### [Raw records]
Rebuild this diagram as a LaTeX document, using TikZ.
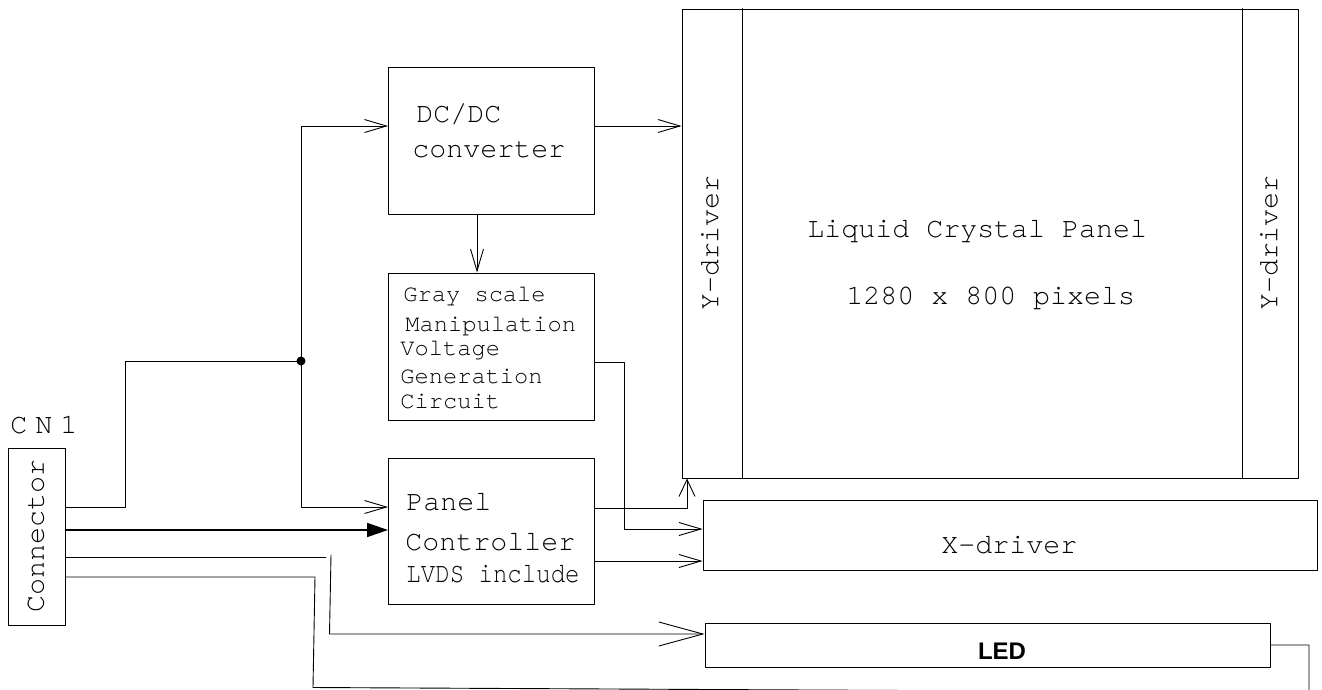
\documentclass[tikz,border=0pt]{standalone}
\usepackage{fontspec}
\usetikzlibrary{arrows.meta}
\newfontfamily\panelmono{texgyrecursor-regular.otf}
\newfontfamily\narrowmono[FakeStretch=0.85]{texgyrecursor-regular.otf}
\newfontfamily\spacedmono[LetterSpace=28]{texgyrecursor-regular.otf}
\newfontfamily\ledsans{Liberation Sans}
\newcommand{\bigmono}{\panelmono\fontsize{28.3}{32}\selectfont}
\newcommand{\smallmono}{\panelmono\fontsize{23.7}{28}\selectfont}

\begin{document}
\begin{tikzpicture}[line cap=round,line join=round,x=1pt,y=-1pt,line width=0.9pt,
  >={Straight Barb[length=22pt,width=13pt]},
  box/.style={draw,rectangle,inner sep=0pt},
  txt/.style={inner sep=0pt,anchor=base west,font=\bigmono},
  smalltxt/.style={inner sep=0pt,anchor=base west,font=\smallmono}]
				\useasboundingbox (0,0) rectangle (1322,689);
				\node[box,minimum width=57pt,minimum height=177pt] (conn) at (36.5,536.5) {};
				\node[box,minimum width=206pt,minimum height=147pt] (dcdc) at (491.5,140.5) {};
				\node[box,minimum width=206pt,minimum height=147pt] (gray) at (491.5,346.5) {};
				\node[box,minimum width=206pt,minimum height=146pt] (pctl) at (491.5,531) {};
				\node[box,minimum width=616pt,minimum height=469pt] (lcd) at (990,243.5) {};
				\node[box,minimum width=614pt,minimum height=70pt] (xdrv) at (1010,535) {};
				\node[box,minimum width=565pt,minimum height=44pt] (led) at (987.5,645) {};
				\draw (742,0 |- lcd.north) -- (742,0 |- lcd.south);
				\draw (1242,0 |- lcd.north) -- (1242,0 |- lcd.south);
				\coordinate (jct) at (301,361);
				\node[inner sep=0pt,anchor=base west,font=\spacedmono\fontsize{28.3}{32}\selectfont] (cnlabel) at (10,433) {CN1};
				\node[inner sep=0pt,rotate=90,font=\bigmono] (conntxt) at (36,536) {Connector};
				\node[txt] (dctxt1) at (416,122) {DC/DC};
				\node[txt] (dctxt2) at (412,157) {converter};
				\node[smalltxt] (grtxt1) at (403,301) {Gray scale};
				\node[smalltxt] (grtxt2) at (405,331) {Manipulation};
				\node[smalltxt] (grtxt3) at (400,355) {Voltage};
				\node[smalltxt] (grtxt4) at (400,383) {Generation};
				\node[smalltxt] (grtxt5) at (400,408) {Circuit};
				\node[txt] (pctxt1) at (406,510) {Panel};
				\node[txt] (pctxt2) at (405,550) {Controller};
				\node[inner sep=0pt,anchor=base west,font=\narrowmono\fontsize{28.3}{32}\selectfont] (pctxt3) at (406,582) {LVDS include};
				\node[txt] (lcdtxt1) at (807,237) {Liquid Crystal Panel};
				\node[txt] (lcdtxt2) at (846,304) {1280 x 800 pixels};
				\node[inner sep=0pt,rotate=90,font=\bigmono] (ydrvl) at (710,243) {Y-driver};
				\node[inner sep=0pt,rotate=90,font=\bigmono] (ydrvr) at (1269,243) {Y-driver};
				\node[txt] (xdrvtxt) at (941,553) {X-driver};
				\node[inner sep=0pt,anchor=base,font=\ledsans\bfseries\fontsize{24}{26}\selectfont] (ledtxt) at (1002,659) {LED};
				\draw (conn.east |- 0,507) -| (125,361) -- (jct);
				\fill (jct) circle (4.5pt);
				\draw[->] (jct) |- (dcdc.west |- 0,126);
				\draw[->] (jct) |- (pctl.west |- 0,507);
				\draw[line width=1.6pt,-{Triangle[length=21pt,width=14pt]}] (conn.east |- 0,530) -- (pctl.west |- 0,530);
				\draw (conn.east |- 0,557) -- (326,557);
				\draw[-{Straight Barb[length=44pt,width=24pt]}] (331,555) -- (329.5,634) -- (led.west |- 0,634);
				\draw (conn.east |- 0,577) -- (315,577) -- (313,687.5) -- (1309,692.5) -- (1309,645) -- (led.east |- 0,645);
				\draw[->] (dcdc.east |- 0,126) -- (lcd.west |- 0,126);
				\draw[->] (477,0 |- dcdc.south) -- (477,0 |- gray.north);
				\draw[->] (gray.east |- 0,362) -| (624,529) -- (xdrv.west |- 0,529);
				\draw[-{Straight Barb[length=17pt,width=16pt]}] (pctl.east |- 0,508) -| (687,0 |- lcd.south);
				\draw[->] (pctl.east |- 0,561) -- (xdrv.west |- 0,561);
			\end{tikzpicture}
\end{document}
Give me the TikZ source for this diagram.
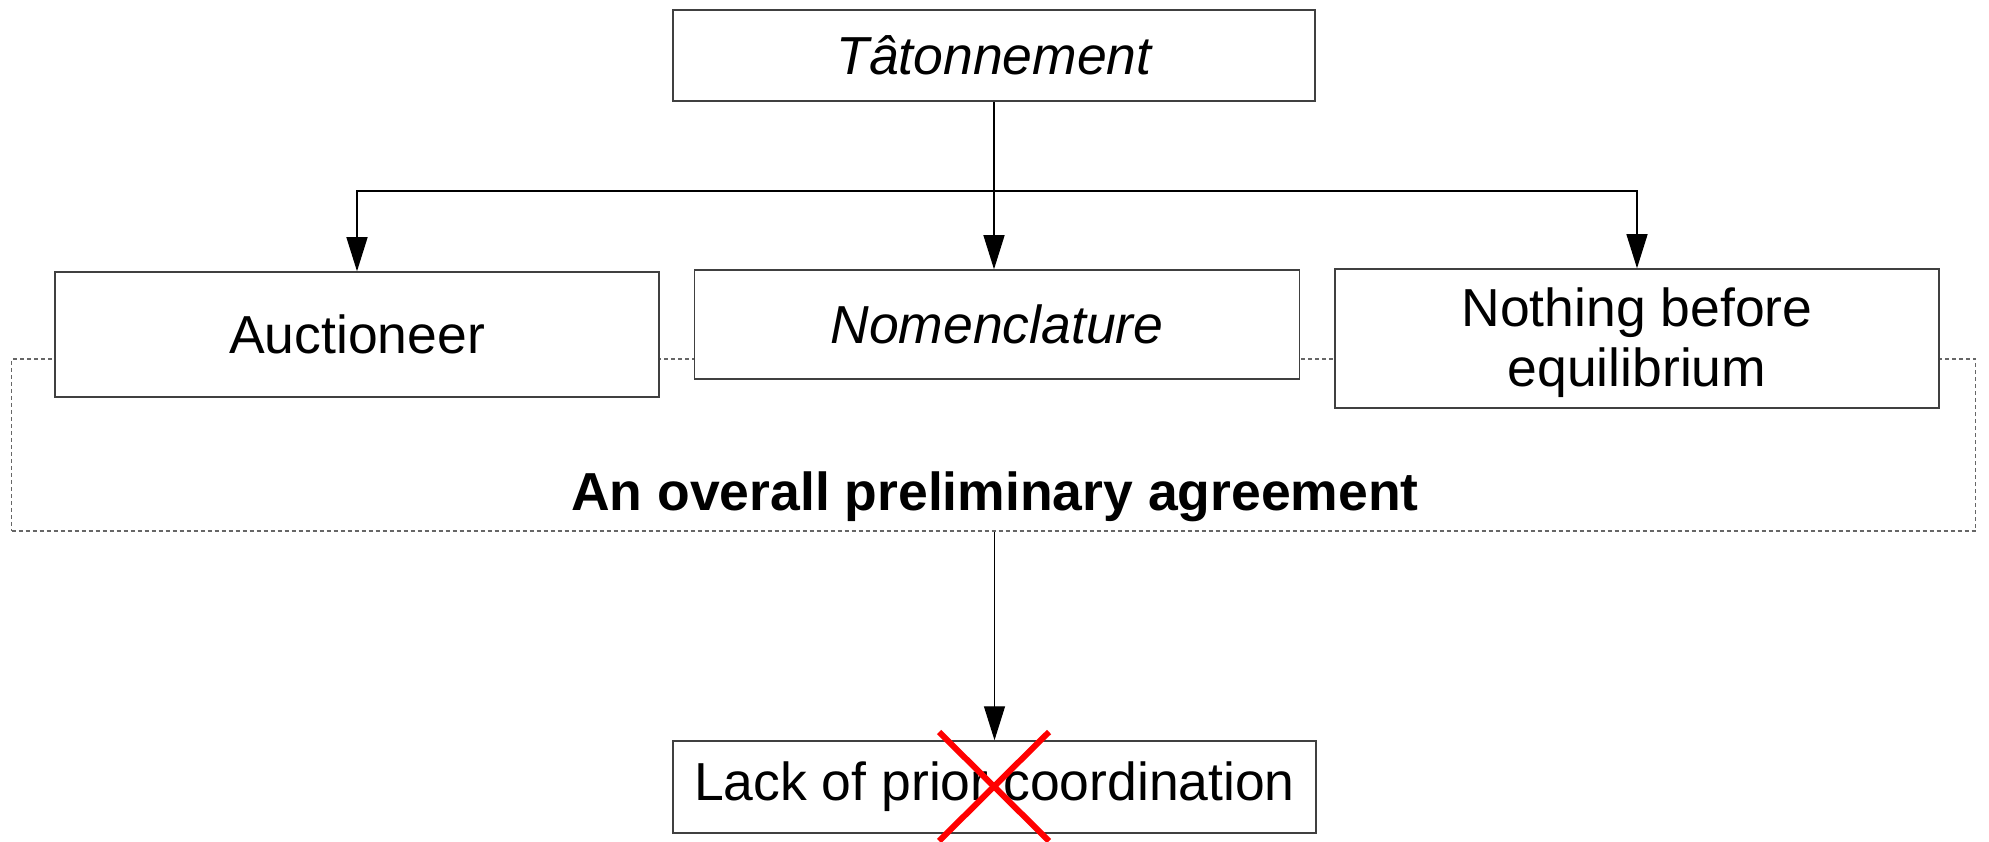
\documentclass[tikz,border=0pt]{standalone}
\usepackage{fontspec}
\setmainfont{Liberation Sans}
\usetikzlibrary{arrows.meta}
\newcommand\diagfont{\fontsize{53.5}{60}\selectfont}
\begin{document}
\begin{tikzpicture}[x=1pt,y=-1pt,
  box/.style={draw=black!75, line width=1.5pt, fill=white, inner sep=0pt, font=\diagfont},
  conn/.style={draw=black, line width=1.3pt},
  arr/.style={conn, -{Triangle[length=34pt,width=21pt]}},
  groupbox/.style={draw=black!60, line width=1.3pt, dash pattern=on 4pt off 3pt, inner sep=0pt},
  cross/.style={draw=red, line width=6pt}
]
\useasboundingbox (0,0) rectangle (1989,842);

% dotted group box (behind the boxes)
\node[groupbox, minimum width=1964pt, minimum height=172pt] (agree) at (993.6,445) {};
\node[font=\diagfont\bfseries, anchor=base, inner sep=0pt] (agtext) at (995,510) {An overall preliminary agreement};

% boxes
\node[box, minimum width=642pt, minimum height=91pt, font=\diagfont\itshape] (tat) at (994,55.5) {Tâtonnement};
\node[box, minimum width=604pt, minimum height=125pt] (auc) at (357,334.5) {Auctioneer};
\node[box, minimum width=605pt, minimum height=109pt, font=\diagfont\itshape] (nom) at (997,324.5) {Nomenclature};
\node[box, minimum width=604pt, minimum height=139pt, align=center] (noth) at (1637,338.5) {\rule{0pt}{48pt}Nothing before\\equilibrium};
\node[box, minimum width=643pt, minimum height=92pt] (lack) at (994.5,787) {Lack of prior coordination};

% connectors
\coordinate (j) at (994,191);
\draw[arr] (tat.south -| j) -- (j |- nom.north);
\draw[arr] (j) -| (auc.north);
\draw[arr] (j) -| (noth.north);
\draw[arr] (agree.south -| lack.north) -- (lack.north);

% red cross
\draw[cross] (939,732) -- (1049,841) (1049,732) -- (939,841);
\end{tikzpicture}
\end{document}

### [Your task]
Using the listing above, repeat word for word each line from the one with "Give me the TikZ source for this diagram." down to the one with "anchor=base, inner sep=0pt]", both included. Omit all pictures.

### [Final answer]
Give me the TikZ source for this diagram.
\documentclass[tikz,border=0pt]{standalone}
\usepackage{fontspec}
\setmainfont{Liberation Sans}
\usetikzlibrary{arrows.meta}
\newcommand\diagfont{\fontsize{53.5}{60}\selectfont}
\begin{document}
\begin{tikzpicture}[x=1pt,y=-1pt,
  box/.style={draw=black!75, line width=1.5pt, fill=white, inner sep=0pt, font=\diagfont},
  conn/.style={draw=black, line width=1.3pt},
  arr/.style={conn, -{Triangle[length=34pt,width=21pt]}},
  groupbox/.style={draw=black!60, line width=1.3pt, dash pattern=on 4pt off 3pt, inner sep=0pt},
  cross/.style={draw=red, line width=6pt}
]
\useasboundingbox (0,0) rectangle (1989,842);

% dotted group box (behind the boxes)
\node[groupbox, minimum width=1964pt, minimum height=172pt] (agree) at (993.6,445) {};
\node[font=\diagfont\bfseries, anchor=base, inner sep=0pt] (agtext) at (995,510) {An overall preliminary agreement};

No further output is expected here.